Matéria Prima
Barracões do Samba, Porto do Rio
5–14 April 2011
Complementing the venues associated with Rio de Janeiro’s annual Carnival, 2014 World Cup and 2016 Olympic Games, this workshop explored alternative, informal and grass-roots sports and cultural programmes as a way of transforming precarious urban environments and communities and helped guarantee a community legacy for these global events. The ten-day workshop promoted a design philosophy that mediated between global and local sensibilities, between formal and informal economies, and between high-tech and low-tech fabrication processes. In contrast to imported and pre-fabricated end-products, it employed a hybrid methodology, using raw goods (matéria prima) and other found-objects (inspired by the work of artist Ernesto Neto and the Campana Brothers), yet evolving these projects with novel computational-design and fabrication techniques that emphasise the introduction of component-based logics.
The workshop itself took place almost 40 days after the Carnival, and explored the re-use of the actual Carnival floats, costumes and other related paraphernalia, and collaborated with several Escolas de Samba located in the post-industrial empty warehouses of the Porto area, the birthplace of the Carnival and Samba.

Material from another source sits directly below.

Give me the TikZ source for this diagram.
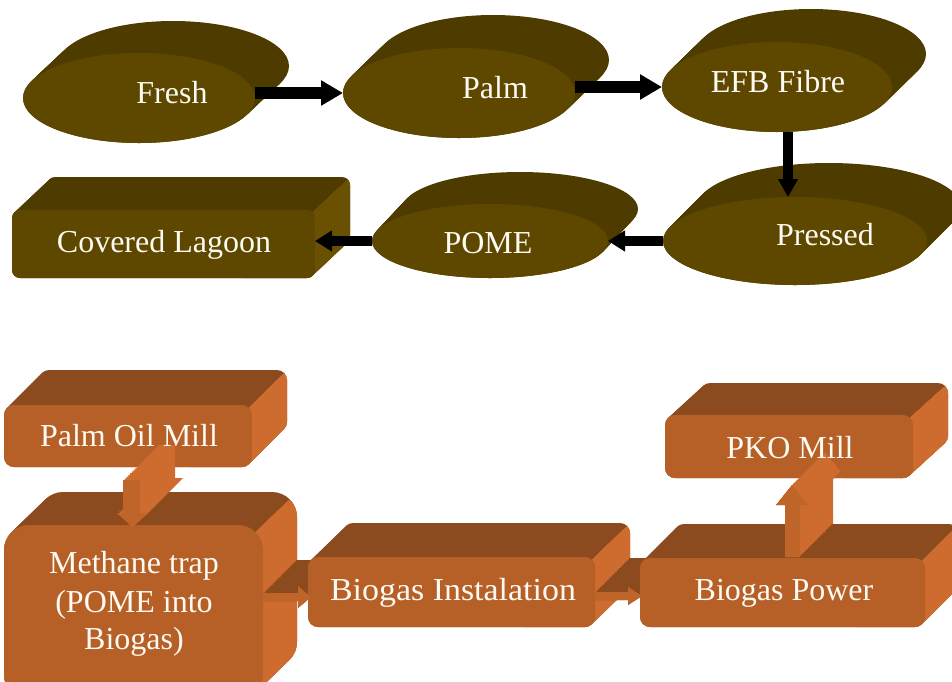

The recyled Carnival material was transformed using digital fabrication processes and new digitally fabricated joint components, and reated interventions for micro-venues and urban furniture in the Porto region, to support open cultural and sports events that engaged the local populations and both countered and complemented the large-scale constructions of Olympic sports venues.
Open to designers from all over the world, the studio-based workshop included extensive parametric modelling, instruction in Rhino Grasshopper and digital fabrication processes using laser cutter, CNC-milling and rapid-prototyping machines, sponsored by DS4 and SEACAM, all of which were used to produce design proposals and physical models. The workshop
also featured seminars and lectures by both Brazilian and international architects, artists, urban planners and other specialists (working directly with the Carnival float artisans in their workshops and collaborating with the FABberz’ DIA Workshops), and culminated with the fabrication of one-to-one scale prototypes and a final review within the port and city-centre sites.
Directors
Anne Save de Beaurecueil and Franklin Lee use computation to generate environmentally responsive geometries for architecture and urban design projects in Brazil. They previously taught at the Pratt Institute in New York, hold master’s degrees from Columbia University and have published, exhibited and lectured on their work worldwide.